“THE HANDMAIDEN” My rating: B+
145 minutes | No MPAA rating
Profoundly disturbing, shockingly kinky and filled with “Sting”-worthy plot twists, “The Handmaiden” is a seductive/repellant tale of debauchery, betrayal and sadism.
In other words, a good time at the movies.
Those familiar with the work of Korean auteur Chan-wook Park (“Oldboy,” “Lady Vengeance”) know he’s got no problem shocking his audience. With “The Handmaiden” he metaphorically throws us up against an electrified fence.
Adapting Welsh author Sarah Waters’ 2002 novel Fingersmith, Park has moved the action from Victorian England to the 1930s and Japanese-occupied Korea.The story is told in three parts, each one concentrating on a different character’s point of view.
Our tale begins in a literal den of thieves. Sook-hee (Kim Tae-ri) is a young woman working for a gang of criminals. Though illiterate, she’s ambitious and dreams of great wealth. So she’s instantly on board when one of her colleagues (Jung-woo Ha) recruits her for his plan to infiltrate an upper-class home and make off with a king’s ransom.
It seems there’s a perverted old Korean widower, Kouzuki (Jin-woong Jo), who is planning to wed Hideko (Min-hee Kim), his Japanese ward and niece-by-marriage. A collector of rare pornography, Kouzuki has little money of his own and cannot wait to get his hands on Hideko’s fortune. This won’t be difficult because the girl is an emotional and mental wreck.
But he has competition. Sook-Hee will take a job as the young lady’s handmaiden, working behind the scenes as her colleague, posing as the Japanese nobleman Count Fujiwara, seduces Hideko and elopes with her. Then the unstable girl will be committed to a madhouse and the crooks will divide up her inheritance, which now will be controlled by her betraying new spouse.
Part I follows Sook-Hee as she enters the household — a vast estate dominated by a mansion that is half traditional Japanese home, half Victorian castle. Over time she befriends her new mistress and starts to feel sorry for the emotionally-tormented Hideko. While during the day the Count woos the young woman under the guise of giving art lessons, at night Sook-Hee becomes the girl’s lover.

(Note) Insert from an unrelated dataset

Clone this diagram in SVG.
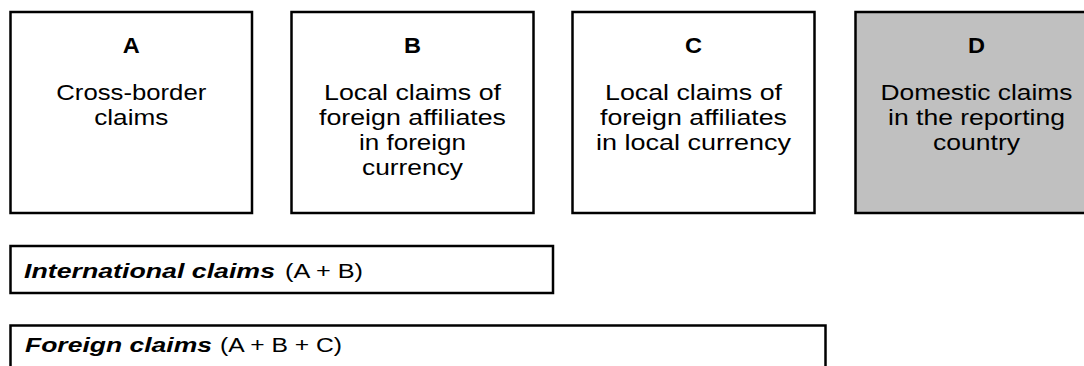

Big question: When the time comes, will she be able to put aside her romantic inclinations and condemn Hideko to a life of insanity?
Part II basically tells the same story from Hideko’s point of view…suggesting that it is she who is playing her conniving handmaiden. In this retelling she’s only posing as a weak-minded beauty. Almost from the get-go she’s aware that she’s a target.
Part III shifts much of the focus to the two men in the tale. We see Kouzuki entertaining other well-to-do reprobates by having his niece read aloud from lurid books. At one point he has her make love to a life-size wooden puppet while the “gentlemen” work up a good sweat. And late in the proceedings we are introduced to Kouzuki’s basement chamber of horrors, where he has gruesome plans for the fake Count Fujiwara.
On several occasions in “The Handmaiden” Park turns the tables on his viewers, smashing a version of the story we’ve come to accept and offering a radically different interpretation.
But even if you’re not sucked in by the Hitchcockian narrative, there’s no resisting the glorious weirdness that Park evokes here. The film is by turns erotic and gruesome, suspenseful and romantic, perverse and profound.
There are all sorts of themes percolating here, not the least of which the delicate relations between Koreans and their Japanese masters, relations marked by subtle racism and exploitation.
And it’s been captured with a visual sense so tactile, so seductive that we’re mesmerized by even the most horrid revelations.
Ugliness has rarely been so beautiful.